PROMPT - Print the lines of the listing below verbatim from its first line through the line bearing "a_y75 = [9.7, 8.09, 7.44, 5.6, 4.7, 3.77, 2.74, 2.39]". Any pictures are to be omitted.

MATERIAL PROVIDED -
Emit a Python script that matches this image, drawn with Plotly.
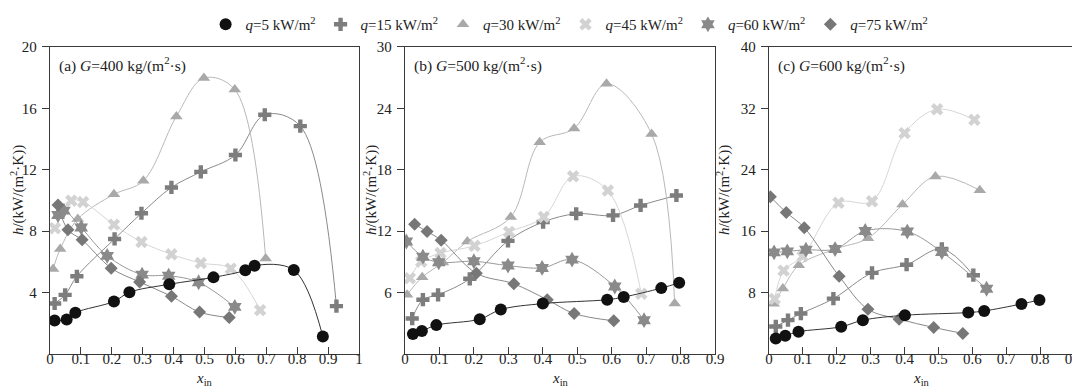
import plotly.graph_objects as go

# ---------------- data ----------------
q_labels = ["5", "15", "30", "45", "60", "75"]

# Panel (a) G=400
a_x5 = [0.015, 0.054, 0.082, 0.207, 0.257, 0.386, 0.529, 0.632, 0.662, 0.789, 0.883]
a_y5 = [2.2, 2.26, 2.7, 3.43, 4.03, 4.55, 5.0, 5.46, 5.76, 5.48, 1.15]
a_x15 = [0.015, 0.049, 0.087, 0.209, 0.296, 0.393, 0.488, 0.6, 0.695, 0.81, 0.927]
a_y15 = [3.3, 3.86, 5.07, 7.5, 9.17, 10.85, 11.86, 12.96, 15.58, 14.84, 3.13]
a_x30 = [0.01, 0.033, 0.09, 0.207, 0.302, 0.409, 0.498, 0.598, 0.698]
a_y30 = [5.55, 6.84, 8.8, 10.4, 11.28, 15.47, 17.97, 17.22, 6.23]
a_x45 = [0.016, 0.069, 0.107, 0.207, 0.296, 0.393, 0.488, 0.585, 0.68]
a_y45 = [8.2, 9.99, 9.9, 8.43, 7.3, 6.5, 5.93, 5.57, 2.87]
a_x60 = [0.026, 0.045, 0.101, 0.185, 0.298, 0.384, 0.481, 0.598]
a_y60 = [9.06, 9.34, 8.24, 6.4, 5.18, 5.11, 4.68, 3.08]
a_x75 = [0.026, 0.058, 0.104, 0.198, 0.29, 0.393, 0.484, 0.58]
a_y75 = [9.7, 8.09, 7.44, 5.6, 4.7, 3.77, 2.74, 2.39]

# Panel (b) G=500
b_x5 = [0.023, 0.049, 0.091, 0.217, 0.278, 0.4, 0.587, 0.635, 0.744, 0.796]
b_y5 = [1.97, 2.26, 2.84, 3.42, 4.36, 4.94, 5.32, 5.58, 6.45, 6.97]
b_x15 = [0.021, 0.052, 0.096, 0.188, 0.299, 0.401, 0.497, 0.604, 0.684, 0.788]
b_y15 = [3.48, 5.32, 5.8, 7.36, 11.06, 12.9, 13.71, 13.55, 14.52, 15.49]
b_x30 = [0.006, 0.05, 0.11, 0.181, 0.307, 0.391, 0.491, 0.585, 0.716, 0.783]
b_y30 = [5.8, 7.52, 8.95, 11.0, 13.39, 20.68, 22.04, 26.4, 21.49, 4.94]
b_x45 = [0.014, 0.047, 0.103, 0.202, 0.302, 0.403, 0.488, 0.589, 0.686]
b_y45 = [7.42, 9.03, 9.87, 10.58, 11.94, 13.4, 17.36, 15.97, 5.9]
b_x60 = [0.004, 0.052, 0.098, 0.2, 0.299, 0.398, 0.485, 0.609, 0.694]
b_y60 = [11.0, 9.52, 8.97, 9.07, 8.65, 8.42, 9.23, 6.61, 3.32]
b_x75 = [0.028, 0.064, 0.105, 0.207, 0.316, 0.413, 0.491, 0.606]
b_y75 = [12.68, 11.97, 11.13, 7.9, 6.87, 5.32, 3.97, 3.26]

# Panel (c) G=600
c_x5 = [0.02, 0.048, 0.087, 0.213, 0.277, 0.401, 0.588, 0.635, 0.745, 0.798]
c_y5 = [2.06, 2.41, 2.93, 3.57, 4.43, 5.07, 5.42, 5.63, 6.54, 7.06]
c_x15 = [0.02, 0.056, 0.094, 0.19, 0.304, 0.406, 0.51, 0.603]
c_y15 = [3.61, 4.43, 5.29, 7.23, 10.58, 11.65, 13.7, 10.28]
c_x30 = [0.014, 0.041, 0.088, 0.195, 0.292, 0.394, 0.491, 0.622]
c_y30 = [6.58, 8.56, 11.57, 13.68, 15.1, 19.48, 23.14, 21.33]
c_x45 = [0.017, 0.043, 0.099, 0.205, 0.304, 0.4, 0.496, 0.606]
c_y45 = [7.2, 10.88, 12.73, 19.7, 19.9, 28.77, 31.87, 30.5]
c_x60 = [0.015, 0.054, 0.109, 0.195, 0.284, 0.408, 0.51, 0.642]
c_y60 = [13.25, 13.38, 13.59, 13.68, 16.04, 15.96, 13.3, 8.52]
c_x75 = [0.004, 0.051, 0.104, 0.207, 0.292, 0.384, 0.486, 0.572]
c_y75 = [20.48, 18.45, 16.47, 10.15, 5.85, 4.56, 3.48, 2.71]

panel_titles = ["(a) <i>G</i>=400 kg/(m<sup>2</sup>·s)",
                "(b) <i>G</i>=500 kg/(m<sup>2</sup>·s)",
                "(c) <i>G</i>=600 kg/(m<sup>2</sup>·s)"]
x_ranges = [[0, 1.0], [0, 0.9], [0, 0.9]]
y_ranges = [[0, 20], [0, 30], [0, 40]]
y_ticks = [[4, 8, 12, 16, 20], [6, 12, 18, 24, 30], [8, 16, 24, 32, 40]]
x_ticks_a = [0, 0.1, 0.2, 0.3, 0.4, 0.5, 0.6, 0.7, 0.8, 0.9, 1.0]
x_labels_a = ["0", "0.1", "0.2", "0.3", "0.4", "0.5", "0.6", "0.7", "0.8", "0.9", "1"]
x_ticks_bc = [0, 0.1, 0.2, 0.3, 0.4, 0.5, 0.6, 0.7, 0.8, 0.9]
x_labels_bc = ["0", "0.1", "0.2", "0.3", "0.4", "0.5", "0.6", "0.7", "0.8", "0.9"]

panels = [
    [(a_x5, a_y5), (a_x15, a_y15), (a_x30, a_y30), (a_x45, a_y45), (a_x60, a_y60), (a_x75, a_y75)],
    [(b_x5, b_y5), (b_x15, b_y15), (b_x30, b_y30), (b_x45, b_y45), (b_x60, b_y60), (b_x75, b_y75)],
    [(c_x5, c_y5), (c_x15, c_y15), (c_x30, c_y30), (c_x45, c_y45), (c_x60, c_y60), (c_x75, c_y75)],
]

# ---------------- styles ----------------
FONT = "Liberation Serif"
TXT = "#222222"
symbols = ["circle", "cross", "triangle-up", "x", "hexagram", "diamond"]
mcolors = ["#111111", "#7d7d7d", "#a9a9a9", "#d2d2d2", "#8a8a8a", "#777777"]
lcolors = ["#333333", "#8a8a8a", "#b8b8b8", "#d6d6d6", "#999999", "#888888"]
msizes = [12, 11, 11, 11, 12, 10]
draw_order = [1, 2, 3, 4, 5, 0]

x_domains = [[42 / 1080, 351 / 1080], [397 / 1080, 707 / 1080], [761 / 1080, 1066 / 1080]]
y_domain = [1 - 346 / 388, 1 - 37 / 388]

fig = go.Figure()

for p in range(3):
    xa = "x" if p == 0 else f"x{p+1}"
    ya = "y" if p == 0 else f"y{p+1}"
    for s in draw_order:
        xs, ys = panels[p][s]
        fig.add_trace(go.Scatter(
            x=xs, y=ys, mode="lines+markers", xaxis=xa, yaxis=ya,
            line=dict(color=lcolors[s], width=1, shape="spline", smoothing=1.0),
            marker=dict(symbol=symbols[s], size=msizes[s], color=mcolors[s],
                        line=dict(width=0)),
            showlegend=False, hoverinfo="skip"))

# legend-only traces (markers only)
for s in range(6):
    fig.add_trace(go.Scatter(
        x=[None], y=[None], mode="markers",
        marker=dict(symbol=symbols[s], size=msizes[s], color=mcolors[s], line=dict(width=0)),
        name=f"<i>q</i>={q_labels[s]} kW/m<sup>2</sup>", showlegend=True))

axis_common = dict(showline=True, linecolor="#3a3a3a", linewidth=1.3, mirror=True,
                   showgrid=False, zeroline=False, automargin=False,
                   tickfont=dict(family=FONT, size=15, color=TXT))

layout = dict(
    width=1080, height=388,
    margin=dict(l=0, r=0, t=0, b=0),
    paper_bgcolor="white", plot_bgcolor="white",
    font=dict(family=FONT, size=15, color=TXT),
    showlegend=True,
    legend=dict(orientation="h", x=0.52, xanchor="center", y=1.005, yanchor="top",
                font=dict(family=FONT, size=15, color=TXT),
                bgcolor="rgba(0,0,0,0)", itemwidth=30, tracegroupgap=0),
)

annotations = []
y_title_x = [9, 362, 715]
for p in range(3):
    suffix = "" if p == 0 else str(p + 1)
    xt = x_ticks_a if p == 0 else x_ticks_bc
    xl = x_labels_a if p == 0 else x_labels_bc
    layout["xaxis" + suffix] = dict(
        axis_common, domain=x_domains[p], range=x_ranges[p],
        anchor="y" + suffix, tickmode="array", tickvals=xt, ticktext=xl,
        ticks="inside", ticklen=7, tickcolor="#3a3a3a", tickwidth=1,
        ticklabelstandoff=-9)
    layout["yaxis" + suffix] = dict(
        axis_common, domain=y_domain, range=y_ranges[p],
        anchor="x" + suffix, tickmode="array", tickvals=y_ticks[p],
        ticks="outside", ticklen=7, tickcolor="#3a3a3a", tickwidth=1,
        ticklabelstandoff=2)
    # panel label
    annotations.append(dict(
        xref="paper", yref="paper", x=x_domains[p][0] + 7 / 1080, y=1 - 55 / 388,
        xanchor="left", yanchor="middle", showarrow=False,
        text=panel_titles[p], font=dict(family=FONT, size=15.5, color=TXT)))
    # x title
    annotations.append(dict(
        xref="paper", yref="paper", x=(x_domains[p][0] + x_domains[p][1]) / 2, y=1 - 371 / 388,
        xanchor="center", yanchor="middle", showarrow=False,
        text="<i>x</i><sub>in</sub>", font=dict(family=FONT, size=15, color=TXT)))
    # y title
    annotations.append(dict(
        xref="paper", yref="paper", x=y_title_x[p] / 1080, y=1 - 181 / 388,
        xanchor="center", yanchor="middle", showarrow=False, textangle=-90,
        text="<i>h</i>/(kW/(m<sup>2</sup>·K))", font=dict(family=FONT, size=15, color=TXT)))

layout["annotations"] = annotations
fig.update_layout(layout)

fig.write_html("out.html")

RESPONSE BELOW -
Emit a Python script that matches this image, drawn with Plotly.
import plotly.graph_objects as go

# ---------------- data ----------------
q_labels = ["5", "15", "30", "45", "60", "75"]

# Panel (a) G=400
a_x5 = [0.015, 0.054, 0.082, 0.207, 0.257, 0.386, 0.529, 0.632, 0.662, 0.789, 0.883]
a_y5 = [2.2, 2.26, 2.7, 3.43, 4.03, 4.55, 5.0, 5.46, 5.76, 5.48, 1.15]
a_x15 = [0.015, 0.049, 0.087, 0.209, 0.296, 0.393, 0.488, 0.6, 0.695, 0.81, 0.927]
a_y15 = [3.3, 3.86, 5.07, 7.5, 9.17, 10.85, 11.86, 12.96, 15.58, 14.84, 3.13]
a_x30 = [0.01, 0.033, 0.09, 0.207, 0.302, 0.409, 0.498, 0.598, 0.698]
a_y30 = [5.55, 6.84, 8.8, 10.4, 11.28, 15.47, 17.97, 17.22, 6.23]
a_x45 = [0.016, 0.069, 0.107, 0.207, 0.296, 0.393, 0.488, 0.585, 0.68]
a_y45 = [8.2, 9.99, 9.9, 8.43, 7.3, 6.5, 5.93, 5.57, 2.87]
a_x60 = [0.026, 0.045, 0.101, 0.185, 0.298, 0.384, 0.481, 0.598]
a_y60 = [9.06, 9.34, 8.24, 6.4, 5.18, 5.11, 4.68, 3.08]
a_x75 = [0.026, 0.058, 0.104, 0.198, 0.29, 0.393, 0.484, 0.58]
a_y75 = [9.7, 8.09, 7.44, 5.6, 4.7, 3.77, 2.74, 2.39]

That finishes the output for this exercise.